### Problem statement
All entries must be extracted exactly, with nothing added or dropped.
### Records provided
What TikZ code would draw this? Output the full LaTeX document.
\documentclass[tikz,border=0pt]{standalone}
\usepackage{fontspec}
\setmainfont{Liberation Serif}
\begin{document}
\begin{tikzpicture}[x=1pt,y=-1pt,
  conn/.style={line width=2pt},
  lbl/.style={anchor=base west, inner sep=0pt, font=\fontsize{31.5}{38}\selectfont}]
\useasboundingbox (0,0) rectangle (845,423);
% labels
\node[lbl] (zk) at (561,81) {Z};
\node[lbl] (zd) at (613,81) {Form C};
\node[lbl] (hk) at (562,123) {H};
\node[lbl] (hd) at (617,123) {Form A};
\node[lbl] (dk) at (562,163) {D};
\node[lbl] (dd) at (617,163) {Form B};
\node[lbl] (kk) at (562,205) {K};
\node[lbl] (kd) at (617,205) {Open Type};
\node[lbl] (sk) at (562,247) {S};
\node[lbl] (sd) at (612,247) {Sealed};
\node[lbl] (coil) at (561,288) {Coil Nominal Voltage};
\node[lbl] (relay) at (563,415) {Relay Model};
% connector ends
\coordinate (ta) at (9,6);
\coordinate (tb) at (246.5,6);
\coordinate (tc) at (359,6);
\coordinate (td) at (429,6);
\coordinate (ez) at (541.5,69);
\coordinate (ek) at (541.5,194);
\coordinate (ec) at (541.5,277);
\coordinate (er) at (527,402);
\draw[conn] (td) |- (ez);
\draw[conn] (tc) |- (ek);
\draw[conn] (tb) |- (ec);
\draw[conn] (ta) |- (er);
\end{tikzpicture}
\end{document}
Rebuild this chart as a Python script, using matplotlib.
######
### Task response
What TikZ code would draw this? Output the full LaTeX document.
\documentclass[tikz,border=0pt]{standalone}
\usepackage{fontspec}
\setmainfont{Liberation Serif}
\begin{document}
\begin{tikzpicture}[x=1pt,y=-1pt,
  conn/.style={line width=2pt},
  lbl/.style={anchor=base west, inner sep=0pt, font=\fontsize{31.5}{38}\selectfont}]
\useasboundingbox (0,0) rectangle (845,423);
% labels
\node[lbl] (zk) at (561,81) {Z};
\node[lbl] (zd) at (613,81) {Form C};
\node[lbl] (hk) at (562,123) {H};
\node[lbl] (hd) at (617,123) {Form A};
\node[lbl] (dk) at (562,163) {D};
\node[lbl] (dd) at (617,163) {Form B};
\node[lbl] (kk) at (562,205) {K};
\node[lbl] (kd) at (617,205) {Open Type};
\node[lbl] (sk) at (562,247) {S};
\node[lbl] (sd) at (612,247) {Sealed};
\node[lbl] (coil) at (561,288) {Coil Nominal Voltage};
\node[lbl] (relay) at (563,415) {Relay Model};
% connector ends
\coordinate (ta) at (9,6);
\coordinate (tb) at (246.5,6);
\coordinate (tc) at (359,6);
\coordinate (td) at (429,6);
\coordinate (ez) at (541.5,69);
\coordinate (ek) at (541.5,194);
\coordinate (ec) at (541.5,277);
\coordinate (er) at (527,402);
\draw[conn] (td) |- (ez);
\draw[conn] (tc) |- (ek);
\draw[conn] (tb) |- (ec);
\draw[conn] (ta) |- (er);
\end{tikzpicture}
\end{document}
Rebuild this chart as a Python script, using matplotlib.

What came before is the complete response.